In 2011, the government set out to accelerate the collection of company tax liabilities from company directors, named officers and managers. It has been successful and 2013 saw 32,000 managers taken to task over debts owed by companies, a significant increase over the 20,000 caught out in 2012.

A Limited Company (Lda) in Portugal is meaningless when it comes to money owed to the State as directors are responsible for debts incurred if the company has no assets to seize.

The tax authority’s delight in exceeding its stiff targets is an additional punishment for those business owners that have started up in the recession, but have failed.

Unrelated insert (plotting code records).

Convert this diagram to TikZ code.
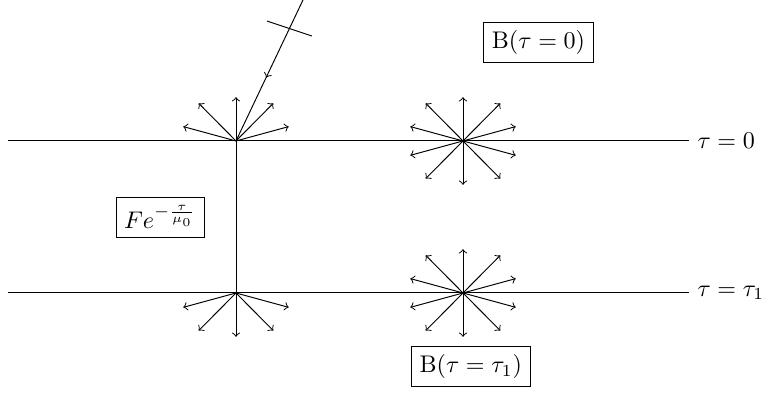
\documentclass[tikz,border=0pt]{standalone}
\usepackage{amsmath,amssymb}
\usetikzlibrary{decorations.markings}

\begin{document}
\begin{tikzpicture}[
    tag/.style     ={rectangle, draw, inner sep=3.4pt},
    beam/.style    ={->},
    incident/.style={postaction={decorate},
                     decoration={markings, mark=at position 0.55 with {\arrow{>}}}}
]
\useasboundingbox (0,0) rectangle (11.153,5.781);

% slab boundaries and scattering points
\coordinate (topL) at (0.117,3.723);
\coordinate (topR) at (10.058,3.723);
\coordinate (botL) at (0.117,1.504);
\coordinate (botR) at (10.058,1.504);
\coordinate (hitT) at (3.445,3.723);
\coordinate (hitB) at (3.445,1.504);
\coordinate (srcT) at (6.759,3.723);
\coordinate (srcB) at (6.759,1.504);
\coordinate (sky)   at (4.423,5.781);
\coordinate (tickA) at (3.898,5.474);
\coordinate (tickB) at (4.555,5.255);

\draw (topL) -- (topR) node[right] (tauZero) {$\tau = 0$};
\draw (botL) -- (botR) node[right] (tauOne)  {$\tau = \tau_1$};
\draw (hitT) -- (hitB);
\draw[incident] (sky) -- (hitT);
\draw (tickA) -- (tickB);

% diffuse rays
\foreach \dx/\dy in {0.77/0.21, 0.545/0.55, 0/0.64, -0.545/0.55, -0.77/0.21} {
  \draw[beam] (hitT) -- ++(\dx,\dy);
  \draw[beam] (hitB) -- ++(\dx,-\dy);
  \draw[beam] (srcT) -- ++(\dx,\dy);
  \draw[beam] (srcT) -- ++(\dx,-\dy);
  \draw[beam] (srcB) -- ++(\dx,\dy);
  \draw[beam] (srcB) -- ++(\dx,-\dy);
}

\node[tag] (bTop) at (7.861,5.161) {B$(\tau = 0)$};
\node[tag] (flux) at (2.336,2.612) {$Fe^{-\frac{\tau}{\mu_0}}$};
\node[tag] (bBot) at (6.873,0.43)  {B$(\tau = \tau_1)$};
\end{tikzpicture}
\end{document}
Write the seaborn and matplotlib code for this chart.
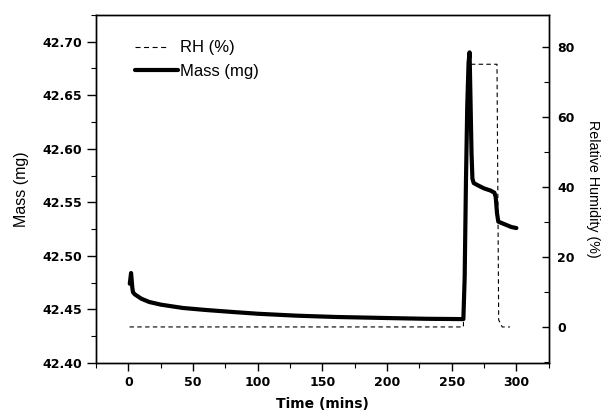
import numpy as np
import pandas as pd
import seaborn as sns
import matplotlib.pyplot as plt
from matplotlib.ticker import MultipleLocator
from matplotlib.lines import Line2D

# Mass trace (mg) vs time (mins)
time_mass = [1, 2, 3, 3.5, 5, 10, 16, 25, 42, 60, 80, 100, 130, 160, 200, 230,
             259, 260, 261, 262, 263, 263.8, 264.6, 265.3, 266, 267, 270, 275,
             280, 283, 284, 285, 286, 288, 292, 296, 300]
mass = [42.474, 42.484, 42.470, 42.466, 42.464, 42.460, 42.457, 42.4545,
        42.4514, 42.4495, 42.4477, 42.446, 42.4442, 42.443, 42.442, 42.4413,
        42.441, 42.48, 42.57, 42.64, 42.68, 42.69, 42.64, 42.596, 42.572,
        42.568, 42.566, 42.563, 42.561, 42.559, 42.555, 42.54, 42.532, 42.531,
        42.529, 42.527, 42.526]

# Relative humidity step (%)
time_rh = [0.8, 259, 263, 285, 286.3, 289, 295]
rh = [0, 0, 75, 75, 2, 0, 0]

df_mass = pd.DataFrame({'time': time_mass, 'mass': mass})
df_rh = pd.DataFrame({'time': time_rh, 'rh': rh})

sns.set_style('ticks')
plt.rcParams['font.family'] = ['Liberation Sans', 'DejaVu Sans']
plt.rcParams['text.color'] = 'black'
plt.rcParams['axes.labelcolor'] = 'black'

fig = plt.figure(figsize=(6.01, 4.13), dpi=100)
ax = fig.add_axes([0.16, 0.121, 0.753, 0.843])
ax2 = ax.twinx()

sns.lineplot(data=df_mass, x='time', y='mass', ax=ax, color='black', linewidth=3.0)
sns.lineplot(data=df_rh, x='time', y='rh', ax=ax2, color='black', linewidth=0.8,
             linestyle=(0, (4, 3)))

ax.set_xlim(-25, 325)
ax.set_ylim(42.40, 42.725)
ax2.set_ylim(-10.3, 89.1)

ax.xaxis.set_major_locator(MultipleLocator(50))
ax.xaxis.set_minor_locator(MultipleLocator(25))
ax.yaxis.set_major_locator(MultipleLocator(0.05))
ax.yaxis.set_minor_locator(MultipleLocator(0.025))
ax2.yaxis.set_major_locator(MultipleLocator(20))
ax2.yaxis.set_minor_locator(MultipleLocator(10))
ax.yaxis.set_major_formatter(plt.FormatStrFormatter('%.2f'))

ax.tick_params(which='major', direction='out', length=6, width=1, pad=3,
               colors='black')
ax.tick_params(which='minor', direction='out', length=3.5, width=0.8, colors='black')
ax2.tick_params(which='major', direction='in', length=5, width=1, pad=6,
                colors='black')
ax2.tick_params(which='minor', direction='in', length=3.5, width=0.8, colors='black')
ax.tick_params(axis='y', which='major', length=6.5, pad=3.5)
for lab in ax.get_xticklabels() + ax.get_yticklabels() + ax2.get_yticklabels():
    lab.set_fontfamily('DejaVu Sans')
    lab.set_fontweight('bold')
    lab.set_fontsize(9)

for a in (ax, ax2):
    for sp in a.spines.values():
        sp.set_visible(True)
        sp.set_linewidth(1.0)
        sp.set_color('black')

ax.set_xlabel('Time (mins)', fontsize=10, fontweight='bold',
              fontfamily='DejaVu Sans', labelpad=6, color='black')
ax.set_ylabel('Mass (mg)', fontsize=11.5, labelpad=10, color='black')
ax2.set_ylabel('Relative Humidity (%)', fontsize=10.3, rotation=270, labelpad=18,
               color='black')

# legend handles: dashed RH ends with a gap before its label
handles = [Line2D([], [], color='black', linewidth=0.8,
                  linestyle=(0, (4.5, 3.2, 4.5, 3.2, 4.5, 3.2, 4.5, 20))),
           Line2D([], [], color='black', linewidth=3.0)]
leg = ax.legend(handles, ['RH (%)', 'Mass (mg)'], loc='upper left',
                bbox_to_anchor=(0.06, 0.96), frameon=False, fontsize=12,
                handlelength=2.6, handletextpad=0.1, labelspacing=0.5,
                borderaxespad=0.3)
for t in leg.get_texts():
    t.set_color('black')

fig.savefig('out.png', dpi=100)
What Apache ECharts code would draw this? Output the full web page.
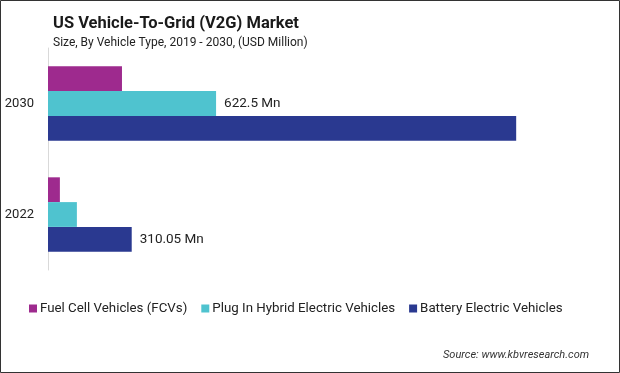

In these cases, administrators, managers and directors are liable for the tax obligations of companies and the government has been ruthless in collecting monies owed by failed companies from those set them up, or simply worked there.

Far from realising or admitting this system hardly fuels the entrepreneurial spirit which the government purports to encourage, the Secretary of State for Fiscal Affairs, Paul Nuncio, said today "the efficiency of debt collection has been enhanced through the use of new technology. The system is much more efficient and is able to collect the tax debts of enterprises from their managers who are accountable for the debts of companies in strict compliance with the law."

The number of outstanding cases is 160,600, all being individuals that have started companies with high hopes, or those whose businesses have failed due the collapse of the domestic market due in part to the government’s own austerity programme.

With this regime in place, Portugal will be hard pressed to encouarge risk-takers, essential to grow the small business sector into the larger companies of the future.